完成形に近づきたいか、完成形に近づけたいか

 妻と「MIU404」の話をしていた。ここが良くなかった、どうして、あそこはこうなっていたのか、こうしたらよいのではないか、とそんなことを延々としゃべっていた。趣味なのだ。僕と妻は割と感性が近いようで、創作物の感想が大きく外れることがない。僕が作品の評価として信用している一番のものは大衆の反応であり、二番に僕自身で、三番目には妻だ、というぐらいには信頼している。その妻と話しながら、改善点を洗い出していると、むくむくと創作意欲がわいてきたので、その話をしたら、妻はそんなことがないという。

 彼女は、素晴らしいものに触れると、創作意欲がわくらしい。僕は逆で、中途半端に面白く、面白くないものを見た時が、一番創作意欲がわく。

 僕は、究極の作品に触れたいだけなので、誰かが創ってくれるなら、それが一番いいのだ。だから、素晴らしい作品に触れた時は、もう、大丈夫だ、この人なら究極の作品を創ってくれると安心するし、創作意欲は凪ぐ。
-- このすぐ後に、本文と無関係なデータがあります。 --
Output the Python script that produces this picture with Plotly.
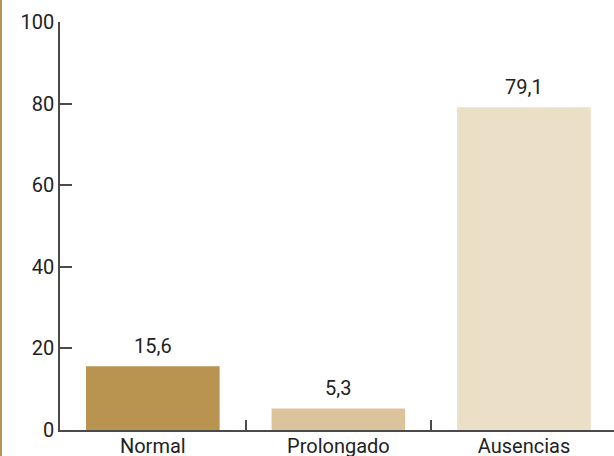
import plotly.graph_objects as go

# Data
categories = ["Normal", "Prolongado", "Ausencias"]
values = [15.6, 5.3, 79.1]
bar_colors = ["#B99450", "#DBC49B", "#EBDFC8"]
y_ticks = [0, 20, 40, 60, 80, 100]

FONT = "Roboto, 'Open Sans', sans-serif"
TEXT_COLOR = "#222222"
AXIS_COLOR = "#4a4a4a"
FONT_SIZE = 20

fig = go.Figure(
    go.Bar(
        x=categories,
        y=values,
        marker=dict(color=bar_colors, line=dict(width=0)),
        width=0.72,
        hoverinfo="skip",
    )
)

# Value labels above each bar
for cat, v in zip(categories, values):
    fig.add_annotation(
        x=cat,
        y=v,
        text=f"{v:.1f}".replace(".", ","),
        showarrow=False,
        yanchor="bottom",
        yshift=6,
        font=dict(family=FONT, size=FONT_SIZE, color=TEXT_COLOR),
    )

fig.update_layout(
    width=614,
    height=456,
    margin=dict(l=60, r=0, t=22, b=26, autoexpand=False),
    paper_bgcolor="white",
    plot_bgcolor="white",
    showlegend=False,
    font=dict(family=FONT, size=FONT_SIZE, color=TEXT_COLOR),
)

fig.update_xaxes(
    range=[-0.5, 2.485],
    automargin=False,
    showgrid=False,
    showline=True,
    linecolor=AXIS_COLOR,
    linewidth=1.5,
    ticks="inside",
    tickson="boundaries",
    ticklen=10,
    tickcolor=AXIS_COLOR,
    tickwidth=1.5,
    ticklabelstandoff=-3,
    tickfont=dict(family=FONT, size=FONT_SIZE, color=TEXT_COLOR),
    zeroline=False,
)

fig.update_yaxes(
    range=[0, 100],
    automargin=False,
    tickvals=y_ticks,
    showgrid=False,
    showline=True,
    linecolor=AXIS_COLOR,
    linewidth=1.5,
    ticks="inside",
    ticklen=12,
    tickcolor=AXIS_COLOR,
    tickwidth=1.5,
    tickfont=dict(family=FONT, size=FONT_SIZE, color=TEXT_COLOR),
    zeroline=False,
)

# Gold rule along the left edge of the page
fig.add_shape(
    type="rect",
    xref="paper",
    yref="paper",
    x0=-60 / 554,
    x1=-58 / 554,
    y0=-26 / 408,
    y1=1 + 22 / 408,
    fillcolor="#B99450",
    line=dict(width=0),
    layer="above",
)

fig.write_html("out.html")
そんな面倒なことをしなくていいんだな、と思える。

 けれど、面白そうな要素やコンセプト、テーマを使っているのに、中途半端につまらない作品に触れると、そこはそうじゃねえだろ、絶対こっちの方が面白いって、お前はこういうつもりでこのシーンを入れてるだろうけれど、それじゃ伝わないって、見たいな改善点がばかすかと浮かび上がって、自分でやった方が早いみたいな気持ちになって、意欲がわいてくる。

 完全に良くない人間だよなぁ。そんなに自分でできるっていうなら、自分でやってみろよって感じだ。そう思ってしまう自分をどうにかしたい。